5. Texting again. As mentioned, I'm not very quick with the texting thing. If you send me a text and then send me ANOTHER text while I'm still trying to answer the first one, and then I either have to forget finishing this answer and skip to the next one, or quickly finish and send it, knowing full well you've moved on to another thought...try not to be surprised or confused when I respond to your text "Where should we meet for dinner?" with, "Because the vacuum is on fire and also I lost the chicken. Again." Actually, from me that answer shouldn't surprise you under any circumstances, but especially if you get it via text.
6. Texting yet again. I know people like the texting option because it allows them to send a message somewhat privately, thus sparing unfortunate bystanders the graphic details of their conversations. A quick text may be necessary now and then, to the kids or the spouse, or whomever. But I've been with people who are so absorbed in their texting it's like spending time with someone who's only half there. If that. If you're with me and you're texting someone else throughout dinner, through the movie, etc. the message I'm getting is, "I'd rather talk to this other person right now, so you just go ahead and sit on the back burner until I have time to talk to you." Seriously? I don't know anyone who enjoys being "multi-tasked". If you'd rather be talking to someone else, by all means, you go right ahead. Just don't be outraged when you come up for air and realize I'm no longer with you. Come find me when you're able to put the phone down. You know, the way I do for you.

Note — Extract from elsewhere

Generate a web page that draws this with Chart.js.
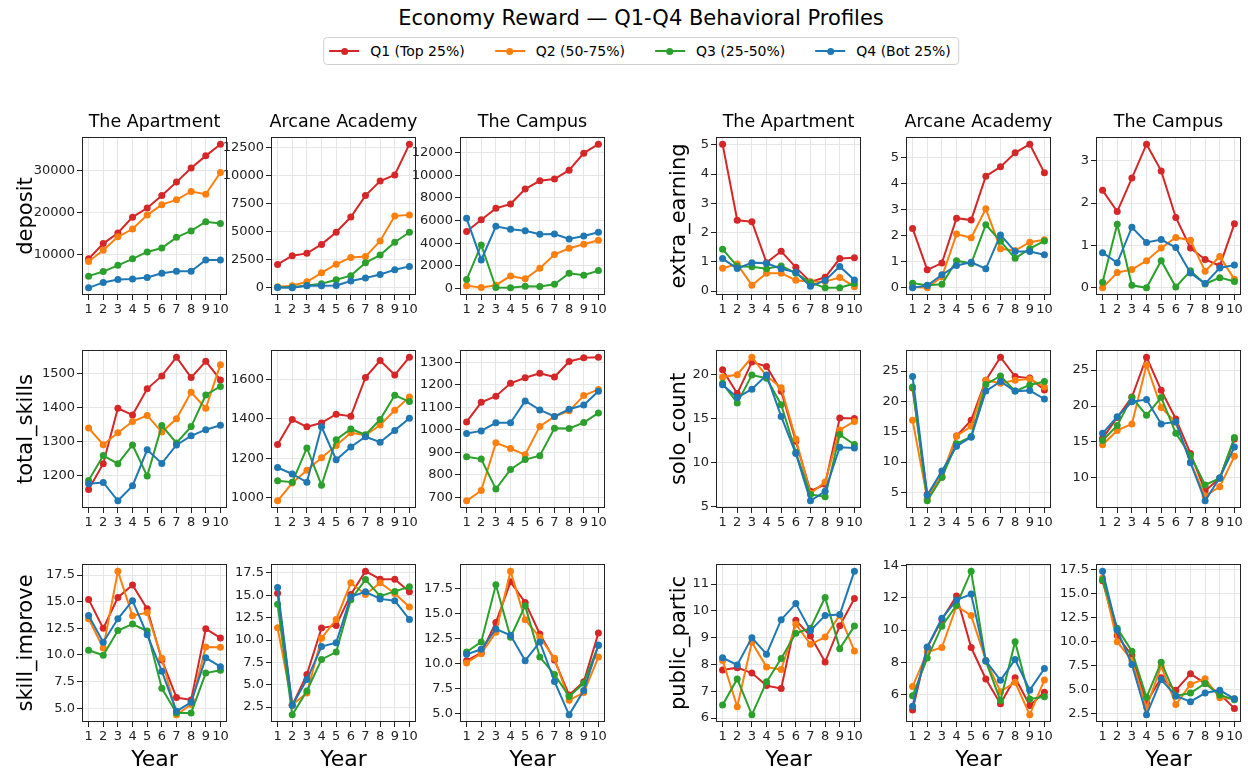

7. Yes, actually, I do know my mailbox is full. Maybe I just don't know how to empty it. Or maybe I like keeping it full, just so I don't have to deal with new irate messages about how I never check my voicemail. And? Leaving messages on my voicemail complaining about how I never check my voicemail? How effective do you think that's going to be, really?
If you have any questions about these rules, feel free to call me.